A new Syrian telecommunications company could be indirectly tied to Iran’s Islamic Revolutionary Guard Corps (IRGC), a probe has found.

A joint investigation by the NGOs the Organised Crime and Corruption and Reporting Project (OCCRP) and the Observatory of Political and Economic Networks, found that Wafa Telecom has concerning links to the IRGC primarily through a number of the new telecom provider’s investors.

Having been granted a license by the Syrian regime of Bashar Al-Assad in February, despite being founded in 2017, Wafa Telecom reportedly aims to improve cellular networks in Syria following the effects of the ongoing civil war.

According to the investigative report, a 52 per cent stake in Wafa was held by the Arabian Business Company (ABC), which was listed as a Syrian ‘national company’ without any open links to Iran or its forces. ABC was, however, registered in the Damascus Free Trade Zone in October 2019, meaning it was not subject to adequate disclosure requirements.

Until 2019, key shareholders in ABC included a Syrian businessman and the Malaysian company Tioman Golden Treasure, which at that time was 99 per cent owned by a US-sanctioned individual named Azim Monzavi, a man described by Washington as “an IRGC official who facilitates oil sales on behalf of the IRGC”.
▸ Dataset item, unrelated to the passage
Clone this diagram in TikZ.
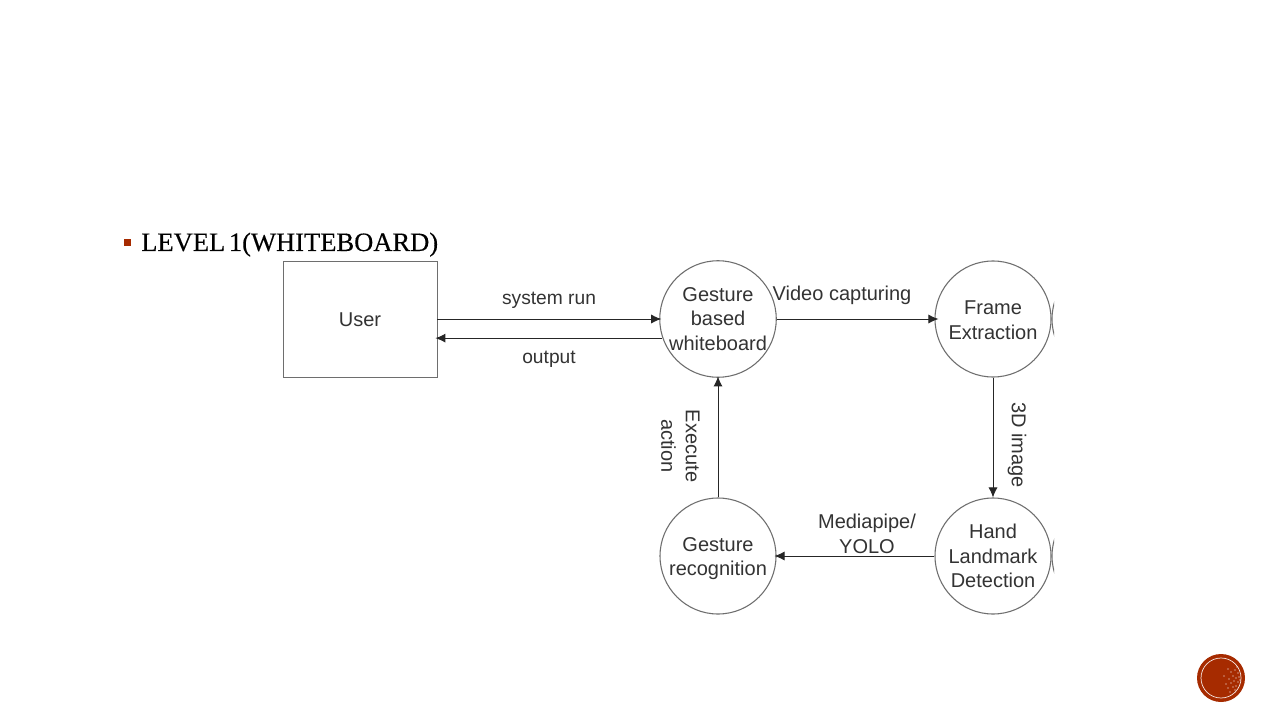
\documentclass[tikz,border=0pt]{standalone}
\usepackage{fontspec}
\setmainfont{Liberation Sans}
\newfontfamily\titlefont[WordSpace=0.55,FakeBold=0.25]{Liberation Serif}
\usetikzlibrary{arrows.meta,calc}
\definecolor{rust}{HTML}{A62B00}
\definecolor{ink}{HTML}{333333}
\definecolor{edge}{HTML}{6E6E6E}
\tikzset{
  x=0.75pt,y=-0.75pt,
  lbl/.style={text=ink,font=\fontsize{15}{18.4}\selectfont,align=center,inner sep=0pt},
  small/.style={lbl,font=\fontsize{14.4}{18}\selectfont},
  proc/.style={circle,draw=edge,line width=0.8pt,minimum size=87pt,inner sep=0pt,text=ink,font=\fontsize{15}{18.4}\selectfont,align=center},
  ent/.style={rectangle,draw=edge,line width=0.6pt,minimum width=115.5pt,minimum height=87pt,inner sep=0pt},
  flow/.style={draw=black!85,line width=0.7pt,-{Latex[length=7.5pt,width=6.8pt]}},
}
\begin{document}
\begin{tikzpicture}
\useasboundingbox (0,0) rectangle (1280,720);
\fill[white] (0,0) rectangle (1280,720);
% title
\fill[rust] (124,239) rectangle (131,246) node[pos=0.5,inner sep=0pt] (bullet) {};
\node[anchor=base west,inner sep=0pt,font=\titlefont\fontsize{19.9}{24}\selectfont] (title) at (141,251) {LEVEL 1(WHITEBOARD)};
% nodes
\node[ent,label={[lbl,yshift=-0.75pt]center:User}] (user) at (360,319) {};
\node[proc] (gbw) at (718,319) {Gesture\\based\\whiteboard};
\node[proc,label={[lbl,yshift=-0.75pt]center:Frame\\Extraction}] (frame) at (993,319) {};
\node[proc] (hand) at (993,556) {Hand\\Landmark\\Detection};
\node[proc,label={[lbl,yshift=-2pt]center:Gesture\\recognition}] (rec) at (718,556) {};
% clipped neighbours
\begin{scope}
\clip (1040,250) rectangle (1054,620);
\node[proc] (cutA) at (1110,319) {};
\node[proc] (cutB) at (1110,556) {};
\end{scope}
% connectors
\draw[flow,shorten >=-1.5pt] (user.east) -- (gbw.west);
\draw[flow,shorten >=-1.5pt] (gbw.199) -- (gbw.199 -| user.east);
\draw[flow,shorten >=-3pt] (gbw.east) -- (frame.west);
\draw[flow] (frame.south) -- (hand.north);
\draw[flow,shorten >=-1.5pt] (hand.west) -- (rec.east);
\draw[flow,shorten >=-1pt] (rec.north) -- (gbw.south);
% labels
\node[small] (l1) at (549,300) {system run};
\node[small] (l2) at (549,359) {output};
\node[lbl] (l3) at (842,295) {Video capturing};
\node[lbl,rotate=-90] (l4) at (1017,445) {3D image};
\node[lbl] (l5) at (867,534) {Mediapipe/\\YOLO};
\node[lbl,rotate=-90] (l6) at (680.5,446) {Execute\\action};
% badge
\node[circle,fill=rust,minimum size=36pt,inner sep=0pt] (badge) at (1221,678) {};
\node[circle,draw=white,draw opacity=0.85,line width=0.55pt,minimum size=30pt,inner sep=0pt] (ring) at (1221,678) {};
\foreach \px/\py in {1228/669,1231/672,1235/670,1238/673,1233/676,1229/679,1236/678,1239/677,1226/684,1231/683,1234/681,1238/682,1228/688,1233/687,1236/686,1224/676,1230/692,1235/690,1240/680,1237/667}
  \fill[white,opacity=0.32] (\px,\py) circle (0.8pt);
\end{tikzpicture}
\end{document}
Tioman Golden Treasure – now mostly owned by another Iranian investor who Monzavi transferred his stake to – currently partially owns ABC, with two of its Malaysian corporate officers also revealed to have connections to sanctioned companies that were found to have supported the IRGC in previous years.
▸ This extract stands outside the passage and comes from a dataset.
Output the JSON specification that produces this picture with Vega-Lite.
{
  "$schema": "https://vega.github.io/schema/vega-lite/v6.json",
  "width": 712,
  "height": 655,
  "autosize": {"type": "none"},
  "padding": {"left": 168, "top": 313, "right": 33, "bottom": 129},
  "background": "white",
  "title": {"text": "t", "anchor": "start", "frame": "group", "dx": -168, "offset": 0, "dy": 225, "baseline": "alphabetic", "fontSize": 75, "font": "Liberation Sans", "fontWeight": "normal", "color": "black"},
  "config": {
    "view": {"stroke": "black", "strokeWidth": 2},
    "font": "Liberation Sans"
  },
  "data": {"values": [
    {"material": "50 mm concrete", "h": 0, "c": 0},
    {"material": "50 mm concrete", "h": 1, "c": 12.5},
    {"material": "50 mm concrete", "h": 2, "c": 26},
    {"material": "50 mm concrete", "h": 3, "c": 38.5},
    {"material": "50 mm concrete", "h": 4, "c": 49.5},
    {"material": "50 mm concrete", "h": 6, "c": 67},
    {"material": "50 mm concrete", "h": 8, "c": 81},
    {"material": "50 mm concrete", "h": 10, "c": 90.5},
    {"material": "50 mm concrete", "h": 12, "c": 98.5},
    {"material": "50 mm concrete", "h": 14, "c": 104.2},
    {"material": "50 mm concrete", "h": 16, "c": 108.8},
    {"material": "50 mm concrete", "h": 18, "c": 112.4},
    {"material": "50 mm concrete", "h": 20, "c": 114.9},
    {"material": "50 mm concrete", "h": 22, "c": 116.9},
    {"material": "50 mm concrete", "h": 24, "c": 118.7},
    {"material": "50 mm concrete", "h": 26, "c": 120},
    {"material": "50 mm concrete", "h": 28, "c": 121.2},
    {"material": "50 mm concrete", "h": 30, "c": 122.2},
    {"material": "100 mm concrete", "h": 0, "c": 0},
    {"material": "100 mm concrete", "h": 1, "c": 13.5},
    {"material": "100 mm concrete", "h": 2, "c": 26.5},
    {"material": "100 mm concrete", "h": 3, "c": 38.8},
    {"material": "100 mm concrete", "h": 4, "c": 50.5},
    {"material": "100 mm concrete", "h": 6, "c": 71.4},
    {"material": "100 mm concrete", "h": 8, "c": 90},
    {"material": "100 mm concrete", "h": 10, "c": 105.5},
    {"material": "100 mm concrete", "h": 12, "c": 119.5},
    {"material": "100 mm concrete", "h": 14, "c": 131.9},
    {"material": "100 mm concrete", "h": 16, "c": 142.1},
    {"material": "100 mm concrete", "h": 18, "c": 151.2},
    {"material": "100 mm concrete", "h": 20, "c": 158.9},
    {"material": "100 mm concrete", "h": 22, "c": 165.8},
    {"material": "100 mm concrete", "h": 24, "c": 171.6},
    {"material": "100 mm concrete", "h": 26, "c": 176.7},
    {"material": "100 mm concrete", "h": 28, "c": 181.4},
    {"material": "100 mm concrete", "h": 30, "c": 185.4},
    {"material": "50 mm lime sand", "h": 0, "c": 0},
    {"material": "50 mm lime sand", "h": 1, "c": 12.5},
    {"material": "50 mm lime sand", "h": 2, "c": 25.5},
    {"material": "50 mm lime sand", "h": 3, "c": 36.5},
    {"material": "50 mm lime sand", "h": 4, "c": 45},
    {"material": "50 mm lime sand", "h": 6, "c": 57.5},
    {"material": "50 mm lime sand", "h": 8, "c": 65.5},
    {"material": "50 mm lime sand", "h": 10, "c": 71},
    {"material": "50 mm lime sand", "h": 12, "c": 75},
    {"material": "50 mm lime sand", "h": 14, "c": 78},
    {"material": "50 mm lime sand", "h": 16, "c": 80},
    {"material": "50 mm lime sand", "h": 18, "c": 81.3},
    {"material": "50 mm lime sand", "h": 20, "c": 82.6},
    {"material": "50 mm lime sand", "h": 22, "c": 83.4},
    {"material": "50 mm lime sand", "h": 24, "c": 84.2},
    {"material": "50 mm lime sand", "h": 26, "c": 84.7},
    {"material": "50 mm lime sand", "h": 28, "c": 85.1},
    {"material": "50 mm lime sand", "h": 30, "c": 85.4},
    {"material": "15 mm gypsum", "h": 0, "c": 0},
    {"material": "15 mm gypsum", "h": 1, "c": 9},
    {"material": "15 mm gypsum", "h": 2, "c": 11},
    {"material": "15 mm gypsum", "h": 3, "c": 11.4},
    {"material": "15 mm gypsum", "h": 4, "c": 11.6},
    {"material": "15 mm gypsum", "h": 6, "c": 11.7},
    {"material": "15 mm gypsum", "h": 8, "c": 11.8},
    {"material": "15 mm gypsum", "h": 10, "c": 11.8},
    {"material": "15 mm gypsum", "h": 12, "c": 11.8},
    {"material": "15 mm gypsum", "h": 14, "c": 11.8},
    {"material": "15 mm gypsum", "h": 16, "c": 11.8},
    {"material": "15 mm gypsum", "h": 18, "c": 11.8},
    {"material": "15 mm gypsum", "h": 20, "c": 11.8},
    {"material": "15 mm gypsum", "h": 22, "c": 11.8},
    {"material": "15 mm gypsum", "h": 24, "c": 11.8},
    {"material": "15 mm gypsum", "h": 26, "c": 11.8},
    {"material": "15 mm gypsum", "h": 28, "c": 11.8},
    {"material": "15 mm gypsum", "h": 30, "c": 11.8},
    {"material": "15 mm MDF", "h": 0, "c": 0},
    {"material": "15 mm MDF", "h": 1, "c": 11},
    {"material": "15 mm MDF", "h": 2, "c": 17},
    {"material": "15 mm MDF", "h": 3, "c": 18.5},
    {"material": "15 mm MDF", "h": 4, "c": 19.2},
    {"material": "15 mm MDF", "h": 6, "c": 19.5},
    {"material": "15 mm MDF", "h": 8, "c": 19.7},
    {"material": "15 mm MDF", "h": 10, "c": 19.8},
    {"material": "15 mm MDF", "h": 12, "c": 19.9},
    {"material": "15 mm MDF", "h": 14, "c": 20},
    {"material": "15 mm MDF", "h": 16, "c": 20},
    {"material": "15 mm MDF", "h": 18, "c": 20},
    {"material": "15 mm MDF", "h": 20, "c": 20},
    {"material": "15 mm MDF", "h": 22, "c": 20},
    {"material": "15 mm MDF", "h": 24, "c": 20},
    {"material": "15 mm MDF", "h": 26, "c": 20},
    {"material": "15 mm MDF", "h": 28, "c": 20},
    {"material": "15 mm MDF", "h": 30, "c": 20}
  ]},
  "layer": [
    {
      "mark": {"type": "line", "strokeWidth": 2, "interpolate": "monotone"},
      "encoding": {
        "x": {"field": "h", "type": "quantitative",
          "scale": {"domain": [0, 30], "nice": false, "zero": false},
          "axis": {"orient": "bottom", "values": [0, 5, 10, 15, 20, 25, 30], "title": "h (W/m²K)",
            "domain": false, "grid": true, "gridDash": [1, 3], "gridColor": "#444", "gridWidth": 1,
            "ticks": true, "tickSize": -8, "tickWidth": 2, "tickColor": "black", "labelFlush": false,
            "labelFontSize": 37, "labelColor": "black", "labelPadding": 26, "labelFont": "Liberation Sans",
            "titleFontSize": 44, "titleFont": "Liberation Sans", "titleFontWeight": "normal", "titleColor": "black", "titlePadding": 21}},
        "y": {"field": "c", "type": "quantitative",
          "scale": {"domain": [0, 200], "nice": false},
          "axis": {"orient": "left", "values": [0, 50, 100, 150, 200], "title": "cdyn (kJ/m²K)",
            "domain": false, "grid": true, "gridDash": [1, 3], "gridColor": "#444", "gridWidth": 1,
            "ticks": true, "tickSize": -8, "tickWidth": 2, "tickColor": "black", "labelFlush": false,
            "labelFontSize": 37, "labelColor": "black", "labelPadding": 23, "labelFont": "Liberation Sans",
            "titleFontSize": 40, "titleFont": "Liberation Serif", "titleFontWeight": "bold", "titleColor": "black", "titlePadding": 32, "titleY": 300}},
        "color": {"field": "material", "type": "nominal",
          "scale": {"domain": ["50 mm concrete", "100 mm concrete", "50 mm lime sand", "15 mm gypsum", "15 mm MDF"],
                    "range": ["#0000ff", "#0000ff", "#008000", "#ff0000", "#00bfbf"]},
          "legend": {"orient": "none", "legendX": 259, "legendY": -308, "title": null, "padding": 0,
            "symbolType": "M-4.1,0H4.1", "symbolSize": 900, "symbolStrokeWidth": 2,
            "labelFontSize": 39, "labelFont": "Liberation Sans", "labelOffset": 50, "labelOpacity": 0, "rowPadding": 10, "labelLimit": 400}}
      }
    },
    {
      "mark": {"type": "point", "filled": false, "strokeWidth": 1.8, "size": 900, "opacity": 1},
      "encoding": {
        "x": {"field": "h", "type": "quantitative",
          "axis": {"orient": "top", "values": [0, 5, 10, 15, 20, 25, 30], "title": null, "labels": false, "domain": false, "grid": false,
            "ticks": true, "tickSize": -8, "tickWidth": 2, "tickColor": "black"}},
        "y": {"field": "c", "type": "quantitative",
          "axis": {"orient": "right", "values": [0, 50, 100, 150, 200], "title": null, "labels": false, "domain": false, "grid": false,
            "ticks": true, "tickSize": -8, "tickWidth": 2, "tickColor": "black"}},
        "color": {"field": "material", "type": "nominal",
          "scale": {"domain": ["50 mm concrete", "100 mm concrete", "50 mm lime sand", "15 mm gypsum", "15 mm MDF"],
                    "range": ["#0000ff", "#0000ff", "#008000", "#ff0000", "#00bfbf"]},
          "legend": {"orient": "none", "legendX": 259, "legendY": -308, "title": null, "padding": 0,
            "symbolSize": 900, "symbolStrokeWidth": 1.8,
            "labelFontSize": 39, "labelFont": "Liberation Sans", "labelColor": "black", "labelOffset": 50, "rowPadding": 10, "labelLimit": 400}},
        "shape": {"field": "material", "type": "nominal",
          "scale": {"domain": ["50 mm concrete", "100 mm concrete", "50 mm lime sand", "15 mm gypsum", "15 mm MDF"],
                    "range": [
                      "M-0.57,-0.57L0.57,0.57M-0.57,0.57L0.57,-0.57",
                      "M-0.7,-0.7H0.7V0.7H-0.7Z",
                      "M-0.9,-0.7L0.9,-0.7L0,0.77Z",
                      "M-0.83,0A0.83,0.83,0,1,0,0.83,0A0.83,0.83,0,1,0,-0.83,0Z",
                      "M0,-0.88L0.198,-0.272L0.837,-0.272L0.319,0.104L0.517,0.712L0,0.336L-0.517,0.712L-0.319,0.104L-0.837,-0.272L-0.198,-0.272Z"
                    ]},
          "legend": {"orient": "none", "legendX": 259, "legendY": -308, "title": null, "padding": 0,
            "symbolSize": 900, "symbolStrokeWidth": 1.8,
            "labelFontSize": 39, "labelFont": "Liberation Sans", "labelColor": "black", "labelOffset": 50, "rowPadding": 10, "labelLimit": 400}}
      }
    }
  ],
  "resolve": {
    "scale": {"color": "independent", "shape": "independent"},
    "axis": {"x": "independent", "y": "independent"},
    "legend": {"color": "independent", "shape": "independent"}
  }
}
According to an anonymous Syrian businessman and a former regime official with direct knowledge of the sector, who both spoke to OCCRP in the report, Iran’s involvement in Wafa Telecom is so extensive that it literally constitutes “a partnership between the Syrian government and the Revolutionary Guard [IRGC].”

Iran has backed the Assad regime throughout the ongoing 11-year-long civil war with tens of billions of dollars and directly assisted it with its proxy militias against Syrian opposition forces.

Tehran has previously made it clear to Damascus that it expects repayments to be made, especially following the Syrian regime’s recapture of most of the country through Iranian and Russian assistance. The opening of IRGC-controlled firms with the aim of monopolising Syrian markets and industries – while not being publicly disclosed as such in order to avoid international sanctions – is seen as one potential form of repayment.